The cast is also incredibly competent. Each mini-film has its own world and its own set of rules and style. It seems that all the actors (Tom Hanks, Halle Berry, Jim Broadbent, Hugo Weaving, Jim Sturgess, Doona Bae, Ben Whishaw, James D'Arcy, Zhou Xun, Keith David, David Gyasi, Susan Sarandon, Hugh Grant) are fully committed to each role in a manner that is refreshing, fun, and what must've been professionally challenging.

So what did I think the film was about? Well I first think of each of the stories.
1- South Pacific Ocean, 1849- American lawyer Adam Ewing (Jim Sturgess) is on a boat to San Francisco where he must keep a slave (David Gyasi) hidden from a malevolent crew.
2- Edinburgh, Scotland, 1936- Robert Frobisher (Ben Whishaw) laments to his lover (James D'Arcy) about working as an apprentice to a decrepit composer (Jim Broadbent) whom he enters into a feud over who composed a piece of music. Robert discovers the diary of Adam.
3- San Fracisco, California, 1973- Investigative journalist Luisa Rey (Halle Berry) discovers a nuclear conspiracy with the help of Robert's former lover, now an old man.
4- United Kingdom, 2012- Timothy Cavendish (Jim Broadbent), a publisher (who was reading an adaptation of Luisa's adventure), becomes entangled with gangsters so he hides at a nursing home where he then attempts a comical escape from its oppressive grounds.
5- Neo Seoul 2144- Clone Sonmi-451 (Doona Bae) joins a resistence movement against an oppressive government. She feels empowered after watching a outlandish film version of Cavendish's exploits.
6- Hawaiian Islands, 2321 (post-apocalypse)- Tribesman Zachry (Tom Hanks), who worships the religious figure of Sonmi, embarks on a journey with a woman (Halle Berry) to possibly uncover the truths about what led to the world's state of being.

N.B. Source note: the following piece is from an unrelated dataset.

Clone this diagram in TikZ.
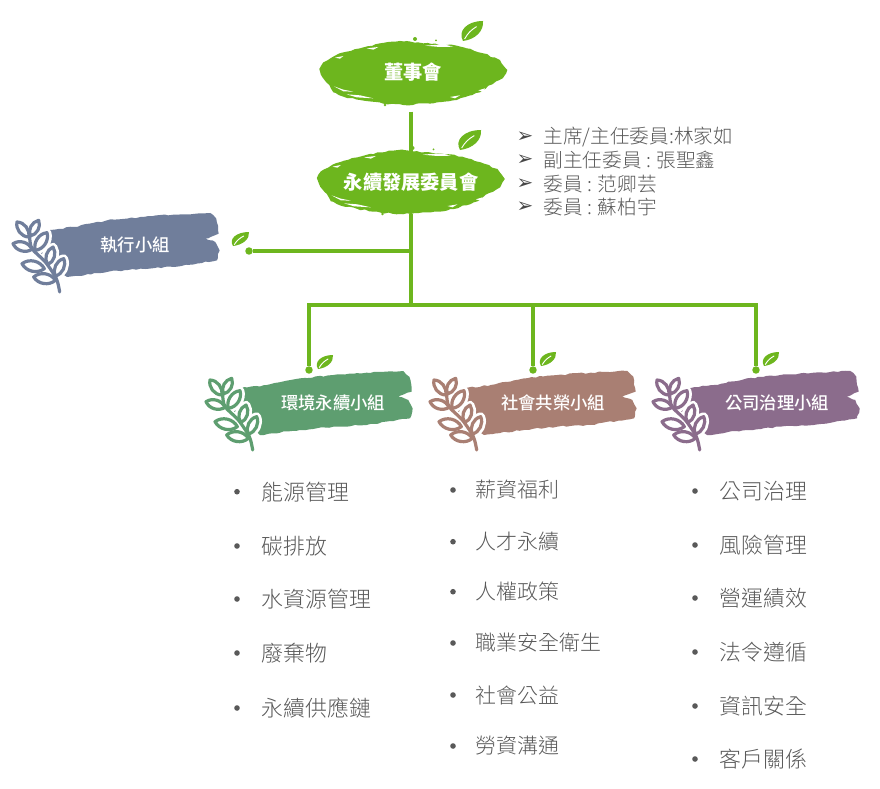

A costume drama. A love story. A conspiracy mystery. A comedy. A science-fiction adventure. A post-apocalyptic tale. Six genres and six stories with a through line that includes themes of love, kindness, and freedom. To me, the movie is about finding oneself, but realizing that those around us who we care for are just as important. Similar to The Matrix and Run Lola Run, Cloud Atlas functions as almost a wake-up call to let us know that both the individual matters within the scheme of society. Not only is Cloud Atlas freeing in how its narrative is artistically approached, but it is perhaps most freeing in what I perceived its message to be to its audience.